The Social Contract, Crime and Lack of Opportunity

Social Contract cover. Jean-Jacques Rousseau 1762.
Social Contract by Jean-Jacques Rousseau

The basic United States social contract is work hard, obey the law, and you can succeed. That the social contract is not fully achieved can be seen in two facts. We have a crime rate that is too high and we have too much poverty.

The people who break the law do so for two general reasons—because they can and because they can’t get what they want in any other way. Because they can is a form of “Might Makes Right” on an individual scale. If the criminal is bigger, stronger, more brutal, or smarter than his target (and everyone has an edge over some people), he will take advantage of the situation.

Thermometer of Socialization

When I was growing up, I saw that the amount of education was an inverse indicator of a person’s reliance on Might Makes Right.

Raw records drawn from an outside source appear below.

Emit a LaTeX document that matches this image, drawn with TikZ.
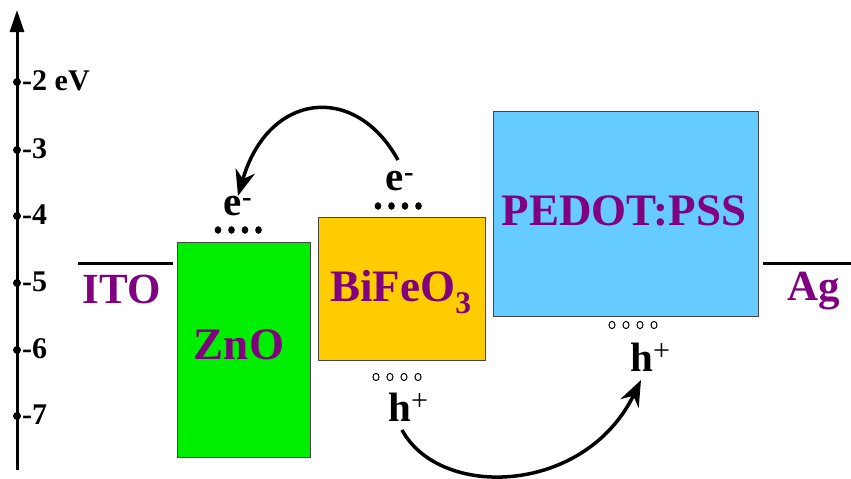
\documentclass[tikz,border=0pt]{standalone}
\usepackage{fontspec}
\setmainfont{Liberation Serif}
\usetikzlibrary{arrows.meta}
\definecolor{lab}{RGB}{128,0,128}
\definecolor{zno}{RGB}{0,238,0}
\definecolor{bfo}{RGB}{255,204,0}
\definecolor{ped}{RGB}{102,204,255}
\definecolor{edge}{RGB}{70,70,70}
\newcommand{\holeplus}{{\mdseries\fontsize{30}{30}\selectfont\raisebox{11pt}{+}}}
\begin{document}
\begin{tikzpicture}[x=1pt,y=-1pt,
  box/.style={draw=edge,line width=1.3pt,anchor=north west,inner sep=0pt},
  mat/.style={text=lab,font=\fontsize{45}{45}\selectfont\bfseries,inner sep=0pt},
  elec/.style={text=lab,font=\fontsize{43}{43}\selectfont\bfseries,inner sep=0pt},
  ticklab/.style={font=\fontsize{30}{30}\selectfont\bfseries,anchor=west,inner sep=0pt},
  carrier/.style={font=\fontsize{41}{41}\selectfont\bfseries,inner sep=0pt},
  level/.style={line width=3pt},
  flow/.style={line width=3.5pt,-{Stealth[length=26pt,width=20pt]}}]
\useasboundingbox (0,0) rectangle (851,479);
\fill[white] (0,0) rectangle (851,479);
% axis
\coordinate (axb) at (17,470);
\coordinate (axt) at (17,10);
\draw[line width=3pt,-{Triangle[length=22pt,width=14pt]}] (axb) -- (axt);
\foreach \y in {82,150,216,283,350,416}{
  \fill (17,\y) circle (4pt);
}
\node[ticklab] (t2) at (22,81) {-2 eV};
\node[ticklab] (t3) at (22,149) {-3};
\node[ticklab] (t4) at (22,215) {-4};
\node[ticklab] (t5) at (22,282) {-5};
\node[ticklab] (t6) at (22,349) {-6};
\node[ticklab] (t7) at (22,415) {-7};
% electrodes
\coordinate (itoa) at (78,263);
\coordinate (itob) at (173,263);
\draw[level] (itoa) -- (itob);
\coordinate (aga) at (763,263);
\coordinate (agb) at (851,263);
\draw[level] (aga) -- (agb);
\node[elec] (ito) at (122,289) {ITO};
\node[elec] (ag) at (814,291) {Ag};
% boxes
\node[box,fill=zno,minimum width=133pt,minimum height=215pt] (znobox) at (177,242) {};
\node[box,fill=bfo,minimum width=167pt,minimum height=143pt] (bfobox) at (318,217) {};
\node[box,fill=ped,minimum width=265pt,minimum height=205pt] (pedbox) at (493,111) {};
\node[mat] (znolab) at (239,345) {ZnO};
\node[mat] (bfolab) at (401,292) {BiFeO\textsubscript{3}};
\node[mat] (pedlab) at (624,211) {PEDOT:PSS};
% carriers
\node[carrier] (e1) at (238,206) {e\textsuperscript{-}};
\node[carrier] (e2) at (400,181) {e\textsuperscript{-}};
\node[carrier,anchor=base west] (h1) at (388,421) {h\holeplus};
\node[carrier,anchor=base west] (h2) at (630,371) {h\holeplus};
\foreach \i in {0,1,2,3}{
  \fill (218+13.5*\i,230) ellipse (3.3pt and 3.8pt);
  \fill (378+13.5*\i,206) ellipse (3.3pt and 3.8pt);
  \draw[line width=1pt] (376+14*\i,377) ellipse (3pt and 3.6pt);
  \draw[line width=1pt] (612+14*\i,325) ellipse (3pt and 3.6pt);
}
% transfer arrows
\coordinate (s1) at (398,160);
\coordinate (s2) at (402,430);
\coordinate (tip2) at (641,380);
\draw[flow] (s1) .. controls (355,82) and (268,92) .. (e1.north);
\draw[flow] (s2) .. controls (440,500) and (585,495) .. (tip2);
\end{tikzpicture}
\end{document}
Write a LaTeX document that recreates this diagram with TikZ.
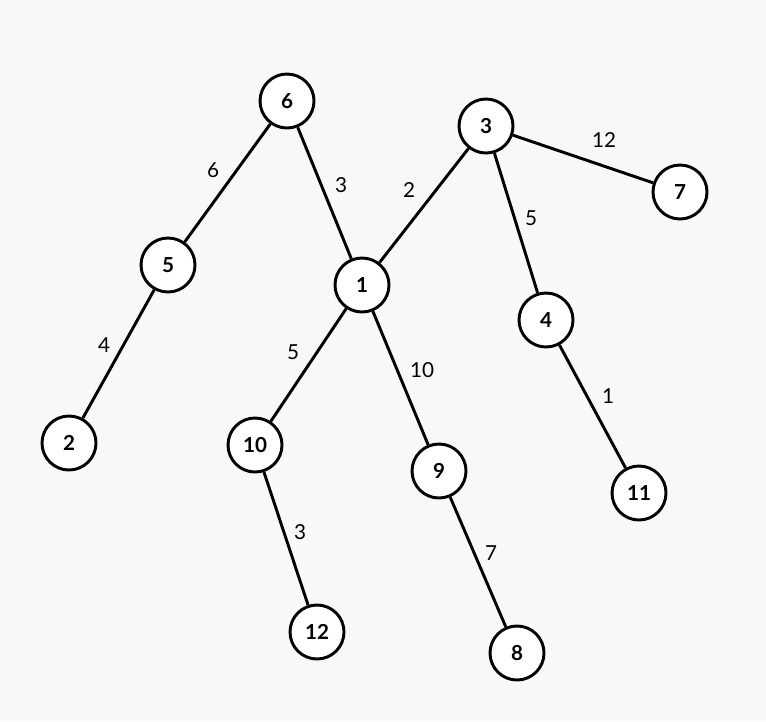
\documentclass[tikz,border=0pt]{standalone}
\usepackage{fontspec}
\setmainfont{Lato}
\definecolor{paperGray}{RGB}{248,248,248}
\begin{document}
\begin{tikzpicture}[x=0.75pt,y=-0.75pt,
        vx/.style={circle,draw=black,fill=white,line width=2.2pt,
                   minimum size=40.5pt,inner sep=0pt,font=\fontsize{15.5}{17}\selectfont\bfseries},
        wt/.style={font=\fontsize{15.5}{17}\selectfont,inner sep=1pt},
        ed/.style={line width=2.2pt}]
        \fill[paperGray] (0,0) rectangle (766,721);
        \useasboundingbox (0,0) rectangle (766,721);
        % vertices
        \foreach \v/\x/\y in {6/287/101,3/486/126,7/680/192,5/168/265,1/362/285,
                              4/546/320,2/69/443,10/255/445,9/439/471,11/639/493,
                              12/317/632,8/517/653}{
          \node[vx] (n\v) at (\x,\y) {\v};
        }
        % weighted edges
        \foreach \a/\b/\w/\lx/\ly in {6/5/6/213/170,6/1/3/341/185,3/1/2/409/190,
                                      3/7/12/604/140,3/4/5/531/218,5/2/4/104/345,
                                      1/10/5/293/352,1/9/10/422/370,4/11/1/608/396,
                                      10/12/3/300/532,9/8/7/491/553}{
          \draw[ed] (n\a) -- (n\b);
          \node[wt] (w\a-\b) at (\lx,\ly) {\w};
        }
      \end{tikzpicture}
\end{document}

If the guy stopped school before the 8th grade, that person would see taking directly from another the solution to their wants. If the person left school during high school, the person, if criminally inclined, would still take what they wanted, but it would be indirect, a nighttime break-in rather than a street robbery. As one goes further in education, if one craves more than one can earn legitimately, we enter the world of white-collar crime.

As the prior argument makes clear, there are two components that lead a person to using Might Makes Right. First is the lack of acceptance of the social convention—follow the law. The other is a self-image as unable to succeed within the society’s environment.

Self-Image

A person’s self-image with respect to their success is formed by familial experience and by interaction with society. With so many familial possibilities and with some clearly dysfunctional, we can unfortunately be sure that a level of damaged self-image and criminality will continue, no matter the improvements we make to the wider society.

Social Contract Delivery

What societal improvements am I talking about and how do they relate to the crime rate? We need to live up to the promise initiated in the Declaration of Independence:

“… all Men are created equal, that they are endowed by their Creator with certain unalienable Rights, that among these are life, Liberty and the Pursuit of Happiness”

and developed further in the American Dream as stated by James Truslow Adams in 1931 (bolding by me),

“… life should be better and richer and fuller for everyone, with opportunity for each according to ability or achievement regardless of social class or circumstances of birth.”

Opportunity and Crime

How does opportunity relate to crime? For that population that is not allowed an opportunity to achieve, some portion will not be socialized to reject Might Makes Right, yet will retain their desires for what others have. They will be the criminals of tomorrow.

The social contract, more formally, according to Merriam-Webster is

“an actual or hypothetical agreement among the members of an organized society or between a community and its ruler that defines and limits the rights and duties of each.”

The ruler in the US is the ruling class—the government, leaders of social organizations, lobbyists, and opinion makers. They are responsible for creating a society that provides opportunities for each. That is their duty according to the social contract, which in turn promises a population in compliance with law.

Range of Outcomes

I am not a person who believes equal opportunity means equal outcomes. People have different levels of skills, meaning that equal opportunity will deliver a range of outcomes.

That being said, society has not provided a normal range of outcomes in the recent past. Since the 1970s the ratio of CEO-to-full-time-worker pay has exploded in favor of CEOs. The rulers have taken 95% of all income gains since 2008 for themselves. That is far beyond the normal range of outcomes resulting from different level of skills.

Failure to Provide Opportunity

If our leaders fail to address the lack of opportunity for the poor, they must accept blame for a crime rate that they find intolerable.